La fracture de l'ordre judéo-chrétien
Le faible soutien de l'opinion publique américaine à Israël marque la rupture entre l'Occident et l'Etat sioniste
Constantin von Hoffmeister
Constantin von Hoffmeister affirme que la consolidation des positions d'Israël à Gaza et en Syrie, combiné à l'effondrement du soutien de l'opinion publique américaine, annonce une rupture de l'alliance judéo-chrétienne et l'avènement d'une multipolarité de nature darwinienne.
Israël se trouve à l'aube d'une nouvelle réalité. Ses dirigeants parlent ouvertement de l'occupation permanente de Gaza et même de certaines parties du sud de la Syrie. Netanyahu a averti que le pays devait se préparer à l'isolement, à une économie de siège, à des industries qui produisent tout à l'intérieur même de la forteresse. Il ne s'agit pas de rhétorique, mais d'une préparation à un monde où les sanctions pourraient venir non pas des États arabes, longtemps écartés, mais de l'Occident même qui a autrefois assuré la survie d'Israël.
Les manœuvres sur le mont Hermon (photo), le plus haut sommet du Levant à la frontière entre la Syrie et le Liban, l'annexion du plateau du Golan, une plaine fertile conquise sur la Syrie en 1967, annexion reconnue par Washington en 2019, les alliances avec les conseils locaux de Soueida, une province à majorité druze du sud de la Syrie, et la perspective d'un corridor traversant Deraa, la province voisine connue pour être le berceau du soulèvement syrien de 2011, montrent une tendance claire: prendre, tenir, normaliser. Israël ne cache plus ses intentions. Le territoire devient théologie, les montagnes deviennent des alliances, et la géographie fusionne avec l'idéologie. Ce qui était autrefois considéré comme une défense temporaire se transforme désormais en permanence.
Ce changement coïncide avec une profonde fracture au sein même de l'Occident. L'ordre établi après 1945 s'effondre sous nos yeux. Dans le même temps, le cadre moral de la solidarité « judéo-chrétienne » qui liait Israël à l'Occident commence à se fissurer. Les sondages aux États-Unis montrent que le soutien à Israël s'effondre: selon Gallup, seuls 32% des Américains approuvent les actions d'Israël à Gaza, tandis que 60% les désapprouvent. Un sondage Quinnipiac révèle que 60% des Américains s'opposent à l'envoi d'une aide militaire supplémentaire, contre seulement 32% qui y sont favorables.
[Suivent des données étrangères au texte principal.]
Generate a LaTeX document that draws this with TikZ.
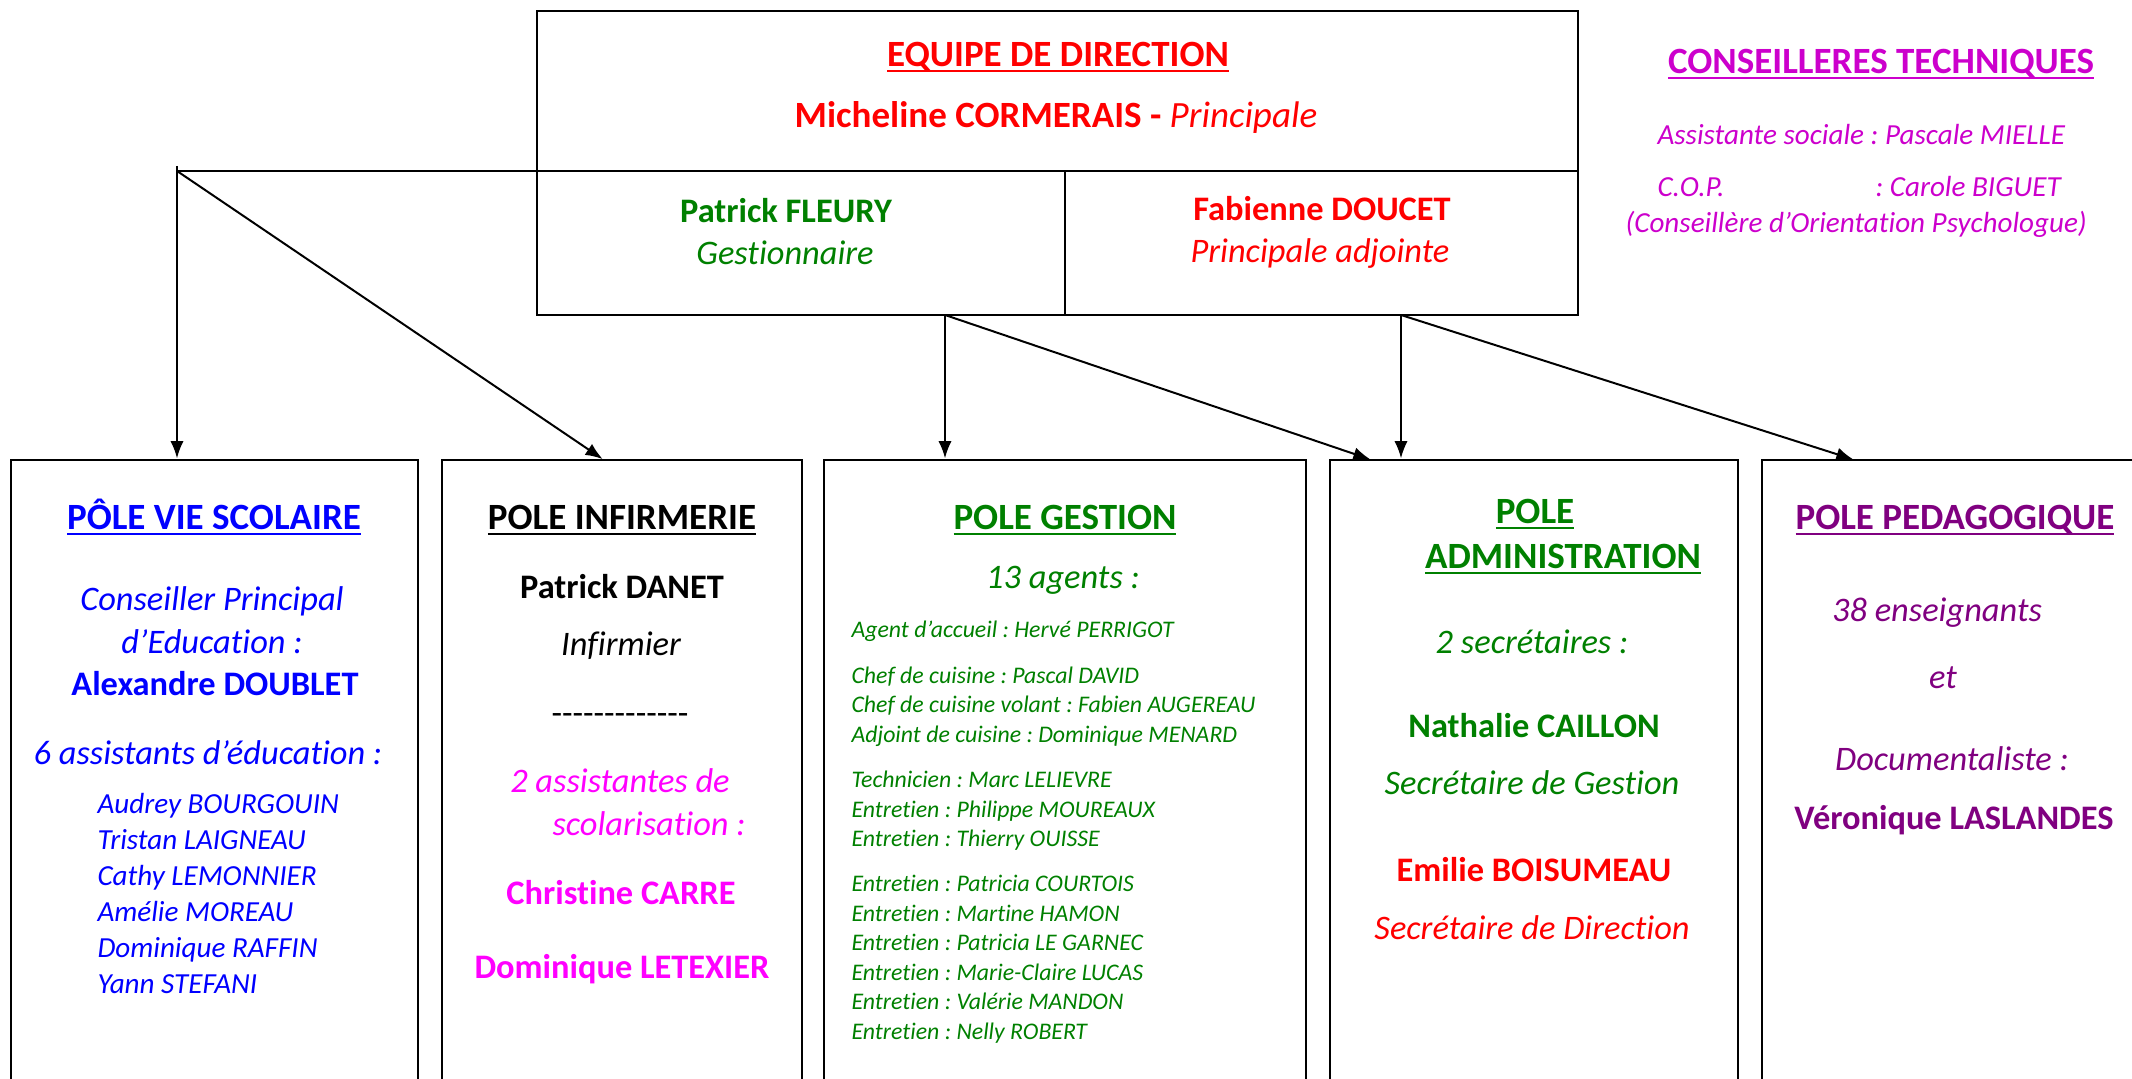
\documentclass[tikz,border=0pt]{standalone}
\usepackage{fontspec}
\setmainfont{Carlito}[Ligatures={NoCommon}]
\usetikzlibrary{arrows.meta,calc}
\definecolor{cred}{HTML}{FF0000}
\definecolor{cgreen}{HTML}{008000}
\definecolor{cblue}{HTML}{0000FF}
\definecolor{cmag}{HTML}{FF00FF}
\definecolor{cct}{HTML}{CC00CC}
\definecolor{cpurple}{HTML}{800080}
\newcommand{\myul}[1]{\setbox0=\hbox{#1}\rlap{\rule[-0.14em]{\wd0}{0.065em}}\box0}
\newcommand{\fA}{\fontsize{14}{17}\selectfont}
\newcommand{\fB}{\fontsize{13}{16}\selectfont}
\newcommand{\fC}{\fontsize{11}{13}\selectfont}
\newcommand{\fD}{\fontsize{9}{11}\selectfont}
\newcommand{\hy}{\mbox{-}}
\frenchspacing
\begin{document}
\begin{tikzpicture}[x=0.378pt, y=-0.378pt,
  box/.style={draw, line width=0.95pt, inner sep=0pt, outer sep=0pt, anchor=north west},
  lbl/.style={inner sep=0pt, anchor=base},
  lblw/.style={inner sep=0pt, anchor=base west},
  conn/.style={line width=0.75pt, -{Latex[length=6.5pt,width=5pt]}, shorten >=0.6pt}]
\useasboundingbox (0,0) rectangle (2132,1079);
\clip (0,0) rectangle (2132,1079);

% top box
\node[box, minimum width=1041*0.378pt, minimum height=160*0.378pt] (head) at (537,11) {};
\node[box, minimum width=528*0.378pt, minimum height=144*0.378pt] (fleury) at (537,171) {};
\node[box, minimum width=513*0.378pt, minimum height=144*0.378pt] (doucet) at (1065,171) {};

% poles
\node[box, minimum width=407*0.378pt, minimum height=640*0.378pt] (p1) at (11,460) {};
\node[box, minimum width=360*0.378pt, minimum height=640*0.378pt] (p2) at (442,460) {};
\node[box, minimum width=482*0.378pt, minimum height=640*0.378pt] (p3) at (824,460) {};
\node[box, minimum width=408*0.378pt, minimum height=640*0.378pt] (p4) at (1330,460) {};
\node[box, minimum width=420*0.378pt, minimum height=640*0.378pt] (p5) at (1762,460) {};

% connectors
\coordinate (jn) at (177,171);
\draw[line width=0.75pt] (head.south west) -- (jn);
\draw[conn] ($(jn)+(0,-5)$) -- (jn |- p1.north);
\draw[conn] (jn) -- ($(p2.north west)+(162,0)$);
\coordinate (f1) at ($(fleury.south west)+(408,0)$);
\draw[conn] (f1) -- (f1 |- p3.north);
\draw[conn] (f1) -- ($(p4.north west)+(42,0)$);
\coordinate (d1) at ($(doucet.south west)+(336,0)$);
\draw[conn] (d1) -- (d1 |- p4.north);
\draw[conn] (d1) -- ($(p5.north west)+(93,0)$);

% top texts
\node[lbl, text=cred, font=\fA\bfseries] (t1) at (1058,67) {\myul{EQUIPE DE DIRECTION}};
\node[lbl, text=cred, font=\fA] (t2) at (1056,128) {\textbf{Micheline CORMERAIS -} \textit{Principale}};
\node[lbl, text=cgreen, font=\fB\bfseries] (t3) at (786,223) {Patrick FLEURY};
\node[lbl, text=cgreen, font=\fB\itshape] (t4) at (785,265) {Gestionnaire};
\node[lbl, text=cred, font=\fB\bfseries] (t5) at (1322,221) {Fabienne DOUCET};
\node[lbl, text=cred, font=\fB\itshape] (t6) at (1320,263) {Principale adjointe};

% conseilleres
\node[lbl, text=cct, font=\fA\bfseries] (c1) at (1881,74) {\myul{CONSEILLERES TECHNIQUES}};
\node[lblw, text=cct, font=\fC\itshape] (c2) at (1657,145) {Assistante sociale : Pascale MIELLE};
\node[lblw, text=cct, font=\fC\itshape] (c3) at (1657,197) {C.O.P.};
\node[lblw, text=cct, font=\fC\itshape] (c4) at (1875,197) {: Carole BIGUET};
\node[lblw, text=cct, font=\fC\itshape] (c5) at (1625,233) {(Conseillère d’Orientation Psychologue)};

% pole vie scolaire
\node[lbl, text=cblue, font=\fA\bfseries] (a1) at (214,530) {\myul{PÔLE VIE SCOLAIRE}};
\node[lbl, text=cblue, font=\fB\itshape] (a2) at (212,611) {Conseiller Principal};
\node[lbl, text=cblue, font=\fB\itshape] (a3) at (212,654) {d’Education :};
\node[lbl, text=cblue, font=\fB\bfseries] (a4) at (215,696) {Alexandre DOUBLET};
\node[lbl, text=cblue, font=\fB\itshape] (a5) at (208,765) {6 assistants d’éducation :};
\foreach \n [count=\i] in {Audrey BOURGOUIN, Tristan LAIGNEAU, Cathy LEMONNIER, Amélie MOREAU, Dominique RAFFIN, Yann STEFANI}
  \node[lblw, text=cblue, font=\fC\itshape] (an\i) at (97,778+36*\i) {\n};

% pole infirmerie
\node[lbl, font=\fA\bfseries] (b1) at (622,530) {\myul{POLE INFIRMERIE}};
\node[lbl, font=\fB\bfseries] (b2) at (622,599) {Patrick DANET};
\node[lbl, font=\fB\itshape] (b3) at (621,656) {Infirmier};
\node[lbl, font=\fB] (b4) at (620,725) {\hy\hy\hy\hy\hy\hy\hy\hy\hy\hy\hy\hy\hy};
\node[lbl, text=cmag, font=\fB\itshape] (b5) at (620,793) {2 assistantes de};
\node[lblw, text=cmag, font=\fB\itshape] (b6) at (552,836) {scolarisation :};
\node[lbl, text=cmag, font=\fB\bfseries] (b7) at (621,905) {Christine CARRE};
\node[lbl, text=cmag, font=\fB\bfseries] (b8) at (622,979) {Dominique LETEXIER};

% pole gestion
\node[lbl, text=cgreen, font=\fA\bfseries] (g1) at (1065,530) {\myul{POLE GESTION}};
\node[lbl, text=cgreen, font=\fB\itshape] (g2) at (1063,589) {13 agents :};
\foreach \yy/\s [count=\i] in {638/Agent d’accueil : Hervé PERRIGOT,
  684/Chef de cuisine : Pascal DAVID,
  713/Chef de cuisine volant : Fabien AUGEREAU,
  743/Adjoint de cuisine : Dominique MENARD,
  788/Technicien : Marc LELIEVRE,
  818/Entretien : Philippe MOUREAUX,
  847/Entretien : Thierry OUISSE,
  892/Entretien : Patricia COURTOIS,
  922/Entretien : Martine HAMON,
  951/Entretien : Patricia LE GARNEC,
  981/Entretien : Marie-Claire LUCAS,
  1010/Entretien : Valérie MANDON,
  1040/Entretien : Nelly ROBERT}
  \node[lblw, text=cgreen, font=\fD\itshape] (gl\i) at (851,\yy) {\s};

% pole administration
\node[lbl, text=cgreen, font=\fA\bfseries] (d1t) at (1535,524) {\myul{POLE}};
\node[lbl, text=cgreen, font=\fA\bfseries] (d2t) at (1563,569) {\myul{ADMINISTRATION}};
\node[lbl, text=cgreen, font=\fB\itshape] (d3t) at (1532,654) {2 secrétaires :};
\node[lbl, text=cgreen, font=\fB\bfseries] (d4t) at (1534,738) {Nathalie CAILLON};
\node[lbl, text=cgreen, font=\fB\itshape] (d5t) at (1532,795) {Secrétaire de Gestion};
\node[lbl, text=cred, font=\fB\bfseries] (d6t) at (1534,882) {Emilie BOISUMEAU};
\node[lbl, text=cred, font=\fB\itshape] (d7t) at (1532,940) {Secrétaire de Direction};

% pole pedagogique
\node[lbl, text=cpurple, font=\fA\bfseries] (e1) at (1955,530) {\myul{POLE PEDAGOGIQUE}};
\node[lbl, text=cpurple, font=\fB\itshape] (e2) at (1937,622) {38 enseignants};
\node[lbl, text=cpurple, font=\fB\itshape] (e3) at (1943,689) {et};
\node[lbl, text=cpurple, font=\fB\itshape] (e4) at (1952,771) {Documentaliste :};
\node[lbl, text=cpurple, font=\fB\bfseries] (e5) at (1954,830) {Véronique LASLANDES};
\end{tikzpicture}
\end{document}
Cette érosion est la plus forte chez les jeunes et les indépendants, des groupes qui façonneront l'électorat futur.
C'est là que réside le sens profond de la mutation à l'oeuvre sous nos yeux. L'alliance était fondée non seulement sur une stratégie, mais aussi sur une identité commune. Israël était présenté comme l'avant-poste vivant d'une civilisation « judéo-chrétienne ». Les églises, les synagogues et les tribunes politiques soutenaient toutes cette vision. Aujourd'hui, cette vision s'estompe. Les images des bombardements l'emportent sur la teneur des sermons. L'alliance se dissout dans la conscience publique. Pour la première fois, l'opinion publique occidentale se demande si les actions d'Israël sont conformes aux valeurs que ses dirigeants ont autrefois proclamées.
C'est là la marque d'une multipolarité darwinienne en advenance. Le pouvoir appartient désormais à ceux qui s'adaptent, qui allient force et crédibilité. Les frontières changent à nouveau, les alliances se transforment et les symboles perdent leur force automatique. Israël peut encore agir, occuper et se retrancher, mais il ne peut plus compter sur le même bouclier moral de la part de l'Occident. Une fracture s'ouvre au cœur de l'alliance, et à travers elle, l'ancien ordre mondial s'effrite.
L'avenir ne s'écrira pas dans des traités ou des sermons, mais dans la force, dans la perception publique, dans les changements d'allégeances. L'étiquette « judéo-chrétienne » qui a uni l'Occident et Israël pendant des générations s'affaiblit. Ce qui viendra après sera plus dur, façonné uniquement par la puissance.